Labor-only moving help means the crew handles the physical carrying — loading, unloading, and maneuvering heavy items. What it does not include is the truck, the packing, or the prep work. All of that is your responsibility before the crew arrives. Here is what to have ready so the job goes as smoothly as possible.
Your truck or container needs to be in position before the crew arrives
The crew shows up ready to load. If the truck is not on-site or the container has not been delivered yet, the job cannot start and the booking window counts from the scheduled arrival time regardless.
- If you are renting a truck, pick it up and have it parked at the loading address before the crew's arrival window starts. Add an hour of buffer for rental-counter delays.
- If you are using a portable storage container (PODS, U-Box, or similar), confirm the container has been delivered before you book the labor crew. Coordinate the delivery date and the labor date so the container is already on-site.
- For Seattle apartment buildings, check whether the building requires a service elevator reservation or a loading zone permit. Reserve both in advance — a missed elevator window in a high-rise can stall the whole job.
- For Tacoma homes and South Sound addresses, confirm where the truck can park relative to the front door. A truck that parks two buildings away means longer carries and a longer job.
Everything needs to be packed and ready to load
Labor-only crews load boxes and furniture onto the truck. They do not pack boxes, wrap items, or sort belongings. If boxes are not sealed, labeled, and staged when the crew arrives, the job stalls.
- All boxes should be closed, taped, and labeled with room destination (Kitchen, Bedroom 2, etc.) before moving day.
- Fragile items should already be wrapped in packing paper or bubble wrap and packed inside a box — not sitting loose on a shelf waiting to be wrapped.
- Kitchen items, toiletries, and anything that is not packed yet should be boxed the night before. Moving morning is not the time to finish packing.
- If some items will not be moved — furniture you are leaving behind, items sold separately, items going to a different location — mark those clearly so the crew does not load them by mistake.
Disassemble large furniture before moving day
Bed frames, sectional sofas, large dining tables, and oversized desks often need to come apart to fit through doorways or stairwells. Moving morning is not the time to figure out how they disassemble.

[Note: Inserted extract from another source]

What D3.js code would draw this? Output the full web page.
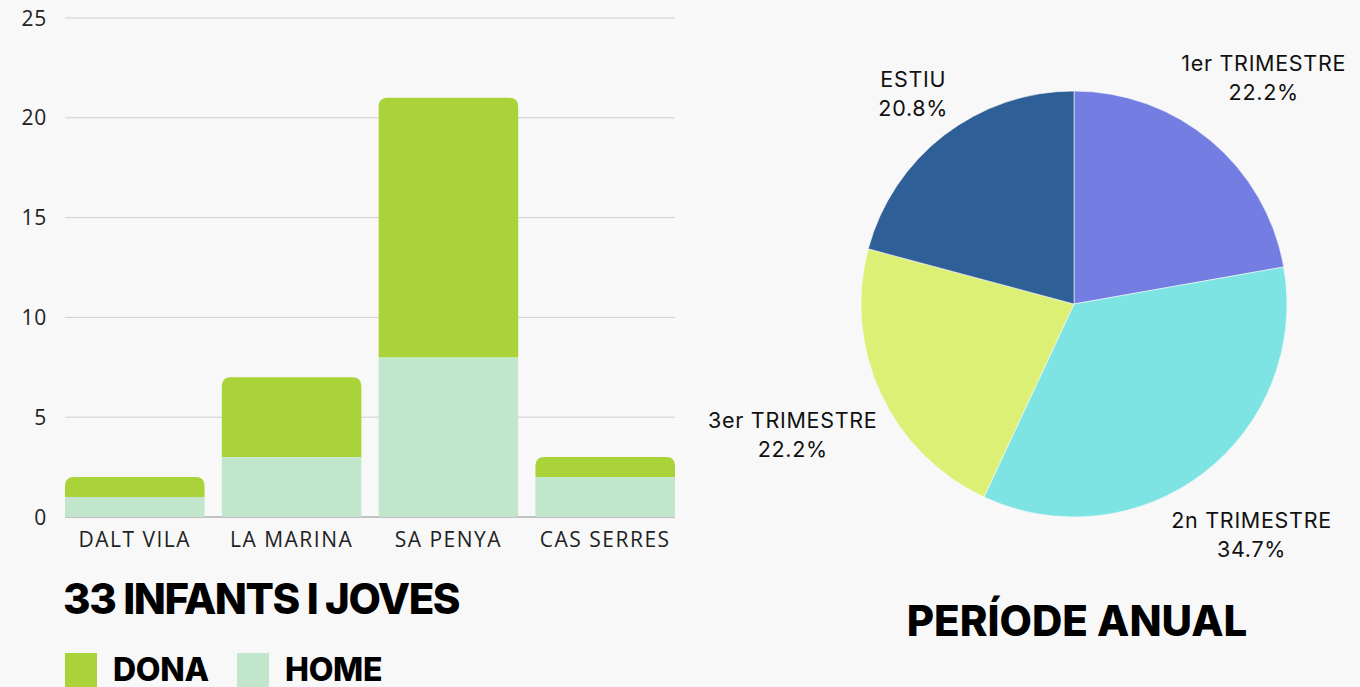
<!DOCTYPE html>
<html>
<head>
<meta charset="utf-8">
<script src="https://cdn.jsdelivr.net/npm/d3@7"></script>
<style>
  html, body { margin: 0; padding: 0; background: #f8f8f8; }
  svg { display: block; }
</style>
</head>
<body>
<script>
// bar chart data
var zones = ["DALT VILA", "LA MARINA", "SA PENYA", "CAS SERRES"];
var home = [1, 3, 8, 2];
var dona = [1, 4, 13, 1];
var yTicks = [0, 5, 10, 15, 20, 25];
var barTitle = "33 INFANTS I JOVES";

// pie data
var periods = ["1er TRIMESTRE", "2n TRIMESTRE", "3er TRIMESTRE", "ESTIU"];
var periodValues = [16, 25, 16, 15];
var pieTitle = "PERÍODE ANUAL";

var colDona = "#a9d339", colHome = "#c2e6cc";
var pieColors = ["#747ee2", "#7ee4e3", "#dcf075", "#2e5f97"];

var W = 1360, H = 687;
var svg = d3.select("body").append("svg").attr("width", W).attr("height", H);
svg.append("rect").attr("width", W).attr("height", H).attr("fill", "#f8f8f8");

var tickFont = "'Open Sans', sans-serif";

// ---- bars
var x = d3.scaleBand().domain(zones).range([65, 675]).paddingInner(0.11).paddingOuter(0);
var y = d3.scaleLinear().domain([0, 25]).range([517, 18]);

var grid = svg.append("g");
grid.selectAll("line").data(yTicks.filter(d => d > 0)).join("line")
  .attr("x1", 65).attr("x2", 675)
  .attr("y1", d => y(d)).attr("y2", d => y(d))
  .attr("stroke", "#cfcfcf").attr("stroke-width", 1);

grid.selectAll("text").data(yTicks).join("text")
  .attr("x", 47).attr("y", d => y(d)).attr("dy", "0.36em")
  .attr("text-anchor", "end")
  .attr("font-family", tickFont).attr("font-size", 21).attr("letter-spacing", 0.8).attr("fill", "#222")
  .text(d => d);

svg.append("line").attr("x1", 65).attr("x2", 675).attr("y1", y(0)).attr("y2", y(0))
  .attr("stroke", "#8a8a8a").attr("stroke-width", 1.2);

var rows = zones.map((z, i) => ({ zone: z, home: home[i], dona: dona[i] }));

function topRounded(x0, y0, w, h, r) {
  r = Math.min(r, h, w / 2);
  return "M" + x0 + "," + (y0 + h) + "V" + (y0 + r) +
    "Q" + x0 + "," + y0 + " " + (x0 + r) + "," + y0 +
    "H" + (x0 + w - r) +
    "Q" + (x0 + w) + "," + y0 + " " + (x0 + w) + "," + (y0 + r) +
    "V" + (y0 + h) + "Z";
}

svg.append("g").selectAll("rect").data(rows).join("rect")
  .attr("x", d => x(d.zone)).attr("width", x.bandwidth())
  .attr("y", d => y(d.home)).attr("height", d => y(0) - y(d.home))
  .attr("fill", colHome);

svg.append("g").selectAll("path").data(rows).join("path")
  .attr("d", d => topRounded(x(d.zone), y(d.home + d.dona), x.bandwidth(),
    y(d.home) - y(d.home + d.dona), 9))
  .attr("fill", colDona);

svg.append("g").selectAll("text").data(zones).join("text")
  .attr("x", d => x(d) + x.bandwidth() / 2).attr("y", 547)
  .attr("text-anchor", "middle")
  .attr("font-family", tickFont).attr("font-size", 21).attr("letter-spacing", 1.5).attr("fill", "#222")
  .text(d => d);

var titleFont = "Inter, sans-serif";
svg.append("text").attr("x", 63).attr("y", 614)
  .attr("font-family", titleFont).attr("font-weight", 800).attr("font-size", 42)
  .attr("letter-spacing", -1.4).attr("fill", "#000")
  .text(barTitle);

// legend
var legend = [{ k: "DONA", c: colDona, x: 65 }, { k: "HOME", c: colHome, x: 237 }];
var lg = svg.append("g").selectAll("g").data(legend).join("g");
lg.append("rect").attr("x", d => d.x).attr("y", 653).attr("width", 32).attr("height", 34).attr("fill", d => d.c);
lg.append("text").attr("x", d => d.x + 48).attr("y", 681)
  .attr("font-family", titleFont).attr("font-weight", 800).attr("font-size", 32)
  .attr("letter-spacing", -0.3).attr("fill", "#000")
  .text(d => d.k);

// ---- pie
var cx = 1074, cy = 304, R = 213;
var total = d3.sum(periodValues);
var pieData = d3.pie().sort(null).value(d => d.v)(periods.map((p, i) => ({ p: p, v: periodValues[i], c: pieColors[i] })));
var arc = d3.arc().innerRadius(0).outerRadius(R);

var pg = svg.append("g").attr("transform", "translate(" + cx + "," + cy + ")");
pg.selectAll("path").data(pieData).join("path")
  .attr("d", arc).attr("fill", d => d.data.c)
  .attr("stroke", "#f8f8f8").attr("stroke-width", 0.6);

var labelFont = "Inter, sans-serif";
var lines = pg.selectAll("g.lab").data(pieData).join("g").attr("class", "lab");
lines.each(function (d) {
  var g = d3.select(this);
  var t1 = g.append("text").attr("text-anchor", "middle").attr("y", -7)
    .attr("font-family", labelFont).attr("font-size", 21.5).attr("letter-spacing", 0.7)
    .attr("fill", "#111").text(d.data.p);
  var t2 = g.append("text").attr("text-anchor", "middle").attr("y", 22)
    .attr("font-family", labelFont).attr("font-size", 21.5).attr("letter-spacing", 0.7)
    .attr("fill", "#111")
    .text(d3.format(".1f")(d.data.v / total * 100) + "%");
  // place the label box so that its support along the bisector touches a ring
  var bw = Math.max(t1.node().getComputedTextLength(), t2.node().getComputedTextLength()) / 2;
  var bh = 25;
  var a = (d.startAngle + d.endAngle) / 2;
  var ux = Math.sin(a), uy = -Math.cos(a);
  var dist = 223 + Math.abs(ux) * bw + Math.abs(uy) * bh;
  g.attr("transform", "translate(" + (ux * dist) + "," + (uy * dist) + ")");
});

svg.append("text").attr("x", 1077).attr("y", 636).attr("text-anchor", "middle")
  .attr("font-family", titleFont).attr("font-weight", 800).attr("font-size", 42)
  .attr("letter-spacing", 0).attr("fill", "#000")
  .text(pieTitle);
</script>
</body>
</html>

- Disassemble bed frames the night before and bag all hardware with each piece. Label which bag goes with which frame.
- For sectionals, separate the sections before the crew arrives. Crew members load individual pieces — they do not disconnect sofas with the clock running.
- Dining tables with removable legs or extension leaves should be taken down and the hardware stored in a labeled bag taped to the underside.
- If something needs power tools to disassemble, have the tools out and ready. The crew may be able to help with standard disassembly if it is quick, but confirm at booking whether that is included.
Clear your load path and plan the truck order
The crew works from the interior to the truck. Every obstacle between a room and the exit adds time and increases the chance something gets nicked.
- Clear hallways, stairwells, and the path from each room to the front door or garage before the crew arrives.
- Remove doors from hinges if a doorway is too tight for a piece of furniture. Have a screwdriver ready.
- Plan your truck load order in advance: heaviest and largest items (appliances, dressers, sofas) go toward the front of the cargo area. Boxes and lighter items fill in after.
- If you have items going to two different delivery addresses, separate them before loading and tell the crew which items are going where.
FAQ
- Does the truck or container need to be on-site before the labor crew arrives?
- Yes. The crew loads directly onto your truck or into your container. If neither is in position when they arrive, the job cannot start. For truck rentals, build in at least an hour of buffer for the pickup. For storage containers, confirm the delivery date is the day before or early morning of your move.
- Do labor-only crews pack boxes or just load them?
- Labor-only crews load boxes and furniture — they do not pack. All boxes should be sealed, labeled, and ready to carry when the crew arrives. Loose or unpacked items are not loaded unless they are furniture or large objects that do not require boxing.
- Should I disassemble furniture before a labor-only crew arrives?
- Yes, for anything that will not fit through doorways or stairwells fully assembled. Bed frames, sectionals, and large desks should be broken down the night before. Bag and label all hardware with each piece. If you are unsure whether something needs disassembly, measure the widest point of the piece against your narrowest doorway.
- What order should items go onto the truck?
- Heaviest and largest items — appliances, dressers, sofas, bed frames — go toward the front of the cargo area first. Boxes and lighter items fill in after. For a multi-stop move, load destination-two items first so they are accessible last. Walk the crew through the load plan at the start rather than directing individual pieces mid-job.